Lord Jesus, may we all learn not to speak idle words that rip others to pieces. May we learn to respect the tongue, this restless evil full of deadly poison. May we be overcome by the holy fear of Your wrath when we curse those made in Your image!

And when we speak, may our words be used to heal a broken world that desperately needs the kindness of the Lord to shine through us.

Quiet recently

I’ve been quiet recently in this space. I do expect that to change soon. Maybe today.
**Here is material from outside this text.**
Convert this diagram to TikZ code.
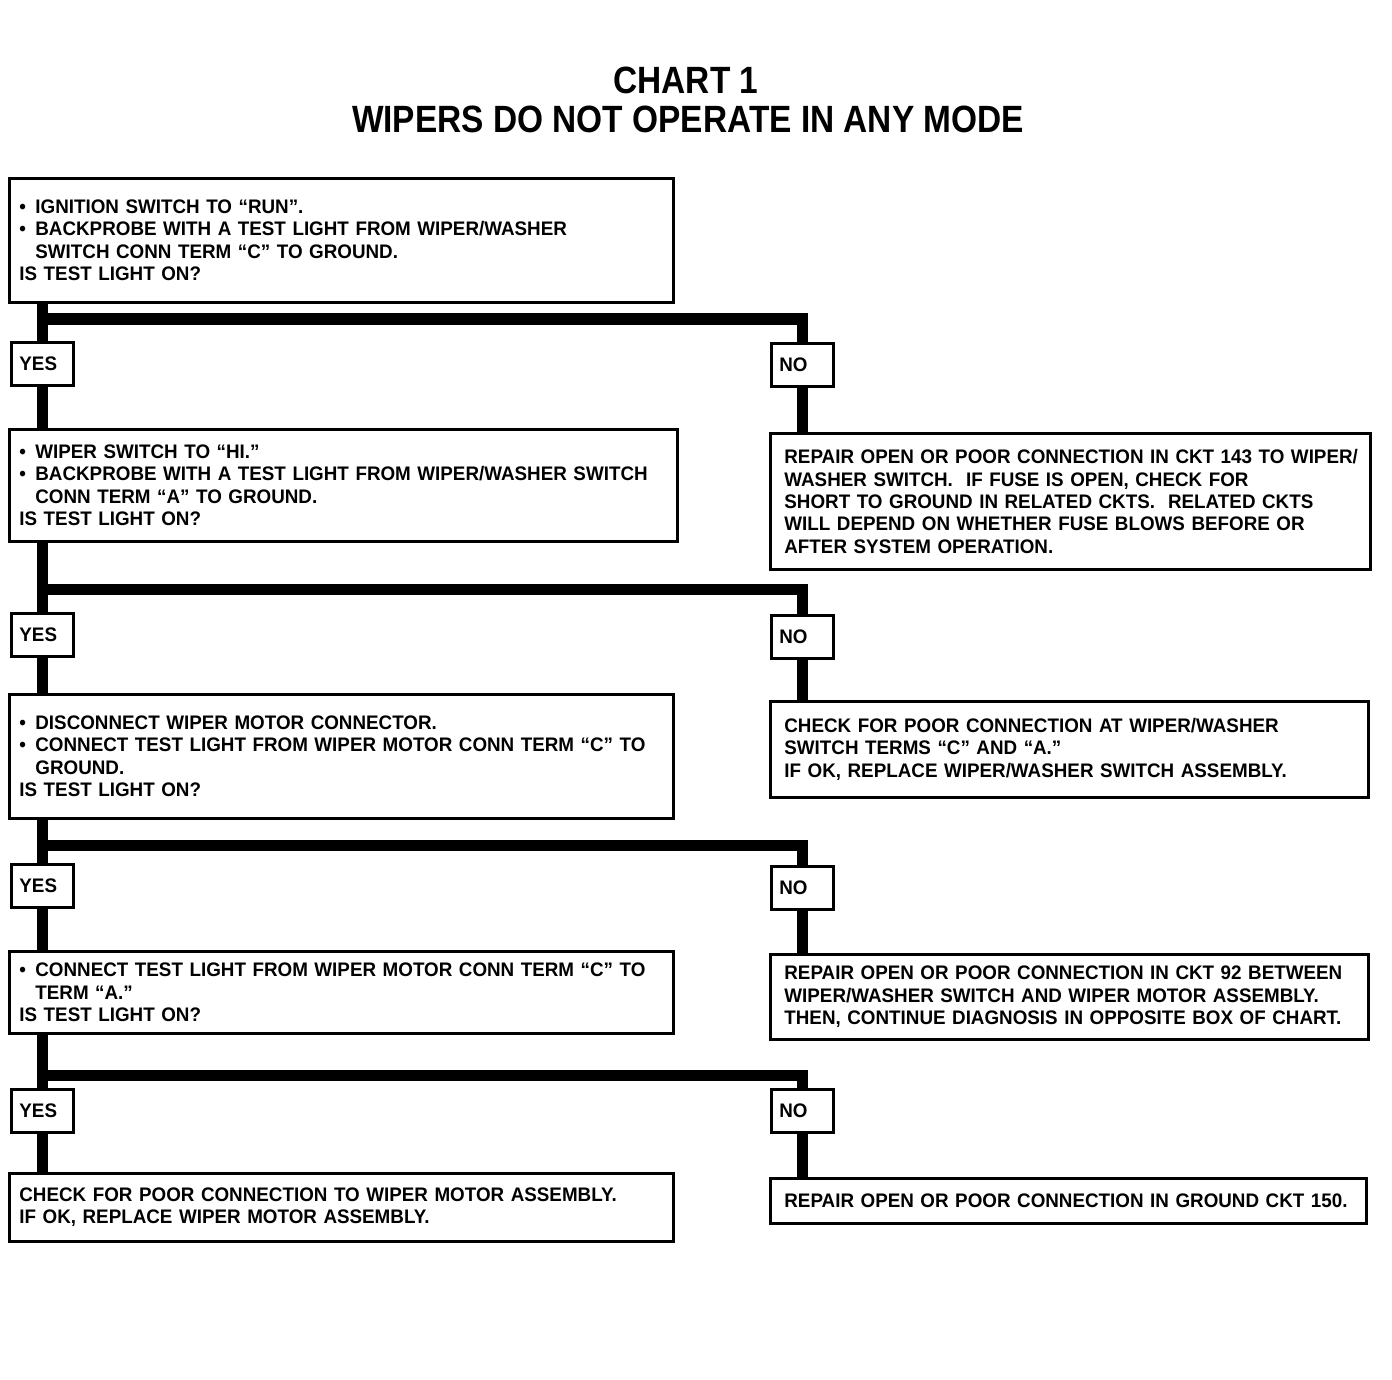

I also have been working on version 0.15 of Bloo and, to use a technical term, I’m stoked. 🙂

And, in the midst of it all, I’m just very, very thankful to the Lord for all that He has given me. And all that He has taken away. I live a life of great blessing – the beauty of grace is that it makes life not fair. Thank God.

I’ll be back soon.

Thankful

I thank my God in all my remembrance of you, always in every prayer of mine for you all making my prayer with joy, because of your partnership in the gospel from the first day until now. And I am sure of this, that he who began a good work in you will bring it to completion at the day of Jesus Christ.

Philippians 1:3-6 (ESV)

Today was the last day that the student band I work with led worship. It was also my last day as a lay student minister. And it was a great day! I’m so thankful that God allowed me to do this ministry for so long, and I’m excited about the next steps He will take me on.

Below are some pictures from today (taken by my good friend Ashley).

I love you, 249 North Band! Thanks for a great year (and I’m going to really miss you).